(Entries with chart source code)

==================================================

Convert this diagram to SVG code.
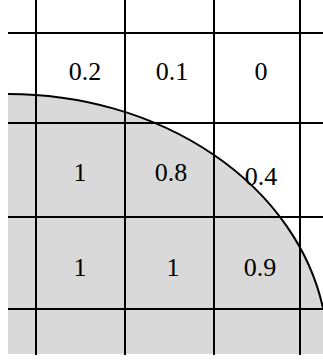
<svg xmlns="http://www.w3.org/2000/svg" width="323" height="362" viewBox="0 0 323 362">
<style>
.grid{stroke:#000;stroke-width:2;fill:none}
.arc{stroke:#000;stroke-width:2;fill:none}
.v{font-family:"Liberation Serif","Times New Roman",Times,serif;font-size:26px;fill:#000;text-anchor:middle}
</style>
<rect width="323" height="362" fill="#fff"/>
<g id="region">
<path d="M8,94 A320,260 0 0 1 323,308 L323,354 L8,354 Z" fill="#d9d9d9"/>
</g>
<g id="grid" class="grid">
<line x1="8" y1="33" x2="323" y2="33"/>
<line x1="8" y1="123" x2="323" y2="123"/>
<line x1="8" y1="217" x2="323" y2="217"/>
<line x1="8" y1="309" x2="323" y2="309"/>
<line x1="36" y1="0" x2="36" y2="355"/>
<line x1="125" y1="0" x2="125" y2="355"/>
<line x1="214" y1="0" x2="214" y2="355"/>
<line x1="300" y1="0" x2="300" y2="355"/>
</g>
<g id="boundary">
<path class="arc" d="M8,94 A320,260 0 0 1 323,308"/>
</g>
<g id="values" class="v">
<text x="85" y="80">0.2</text>
<text x="172" y="80">0.1</text>
<text x="261" y="80">0</text>
<text x="80" y="181">1</text>
<text x="171" y="181">0.8</text>
<text x="261" y="185">0.4</text>
<text x="80" y="276">1</text>
<text x="173" y="276">1</text>
<text x="260" y="276">0.9</text>
</g>
</svg>
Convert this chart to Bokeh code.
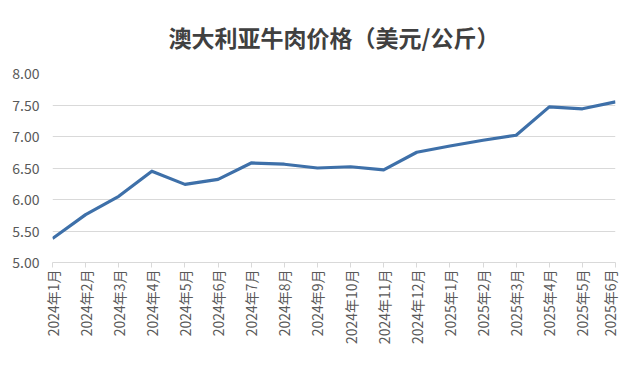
import math
from bokeh.plotting import figure
from bokeh.models import Range1d, FixedTicker, ColumnDataSource
from bokeh.embed import file_html
from bokeh.resources import INLINE

months = ["2024年1月", "2024年2月", "2024年3月", "2024年4月", "2024年5月", "2024年6月",
          "2024年7月", "2024年8月", "2024年9月", "2024年10月", "2024年11月", "2024年12月",
          "2025年1月", "2025年2月", "2025年3月", "2025年4月", "2025年5月", "2025年6月"]
prices = [5.38, 5.76, 6.05, 6.45, 6.24, 6.32, 6.58, 6.56, 6.50, 6.52, 6.47, 6.75,
          6.85, 6.94, 7.02, 7.47, 7.44, 7.55]
y_ticks = [5.0, 5.5, 6.0, 6.5, 7.0, 7.5, 8.0]
y_tick_labels = ["5.00", "5.50", "6.00", "6.50", "7.00", "7.50", "8.00"]
title_text = "澳大利亚牛肉价格（美元/公斤）"

FONT = "Noto Sans CJK SC"
LABEL_COLOR = "#595959"
GRID = "#d9d9d9"

src = ColumnDataSource(dict(x=list(range(len(months))), y=prices))

p = figure(width=619, height=352, output_backend="svg", toolbar_location=None,
           x_range=Range1d(0, len(months) - 1), y_range=Range1d(5, 8),
           min_border_left=52, min_border_right=4, min_border_top=66, min_border_bottom=90,
           title=title_text)

p.title.text_font = FONT
p.title.text_font_size = "23px"
p.title.text_font_style = "bold"
p.title.text_color = "#404040"
p.title.align = "center"
p.title.vertical_align = "middle"
p.title.offset = -26
p.title.standoff = 37

p.line("x", "y", source=src, line_color="#3E70A9", line_width=3.2, line_join="round")

p.outline_line_color = None
p.background_fill_color = "white"
p.border_fill_color = "white"

p.xgrid.grid_line_color = None
p.ygrid.grid_line_color = GRID
p.ygrid.grid_line_width = 1

p.xaxis.ticker = FixedTicker(ticks=list(range(len(months))))
p.xaxis.major_label_overrides = {i: m for i, m in enumerate(months)}
p.xaxis.major_label_orientation = math.pi / 2
p.xaxis.major_label_text_font = FONT
p.xaxis.major_label_text_font_size = "14px"
p.xaxis.major_label_text_color = LABEL_COLOR
p.xaxis.axis_line_color = GRID
p.xaxis.major_tick_line_color = GRID
p.xaxis.major_tick_out = 5
p.xaxis.major_tick_in = 0
p.xaxis.minor_tick_line_color = None
p.xaxis.major_label_standoff = 2

p.yaxis.ticker = FixedTicker(ticks=y_ticks)
p.yaxis.major_label_overrides = {t: l for t, l in zip(y_ticks, y_tick_labels)}
p.yaxis.major_label_text_font = FONT
p.yaxis.major_label_text_font_size = "14px"
p.yaxis.major_label_text_color = LABEL_COLOR
p.yaxis.axis_line_color = None
p.yaxis.major_tick_line_color = None
p.yaxis.minor_tick_line_color = None
p.yaxis.major_label_standoff = 7

open("out.html", "w").write(file_html(p, INLINE))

==================================================

* _WORK REQUIRED_: Leave out every picture, then retype exactly the lines from the one containing "Convert this chart to Bokeh code." through the one containing "p.ygrid.grid_line_width = 1".

* _RESULT OF THE EXERCISE_:
Convert this chart to Bokeh code.
import math
from bokeh.plotting import figure
from bokeh.models import Range1d, FixedTicker, ColumnDataSource
from bokeh.embed import file_html
from bokeh.resources import INLINE

months = ["2024年1月", "2024年2月", "2024年3月", "2024年4月", "2024年5月", "2024年6月",
          "2024年7月", "2024年8月", "2024年9月", "2024年10月", "2024年11月", "2024年12月",
          "2025年1月", "2025年2月", "2025年3月", "2025年4月", "2025年5月", "2025年6月"]
prices = [5.38, 5.76, 6.05, 6.45, 6.24, 6.32, 6.58, 6.56, 6.50, 6.52, 6.47, 6.75,
          6.85, 6.94, 7.02, 7.47, 7.44, 7.55]
y_ticks = [5.0, 5.5, 6.0, 6.5, 7.0, 7.5, 8.0]
y_tick_labels = ["5.00", "5.50", "6.00", "6.50", "7.00", "7.50", "8.00"]
title_text = "澳大利亚牛肉价格（美元/公斤）"

FONT = "Noto Sans CJK SC"
LABEL_COLOR = "#595959"
GRID = "#d9d9d9"

src = ColumnDataSource(dict(x=list(range(len(months))), y=prices))

p = figure(width=619, height=352, output_backend="svg", toolbar_location=None,
           x_range=Range1d(0, len(months) - 1), y_range=Range1d(5, 8),
           min_border_left=52, min_border_right=4, min_border_top=66, min_border_bottom=90,
           title=title_text)

p.title.text_font = FONT
p.title.text_font_size = "23px"
p.title.text_font_style = "bold"
p.title.text_color = "#404040"
p.title.align = "center"
p.title.vertical_align = "middle"
p.title.offset = -26
p.title.standoff = 37

p.line("x", "y", source=src, line_color="#3E70A9", line_width=3.2, line_join="round")

p.outline_line_color = None
p.background_fill_color = "white"
p.border_fill_color = "white"

p.xgrid.grid_line_color = None
p.ygrid.grid_line_color = GRID
p.ygrid.grid_line_width = 1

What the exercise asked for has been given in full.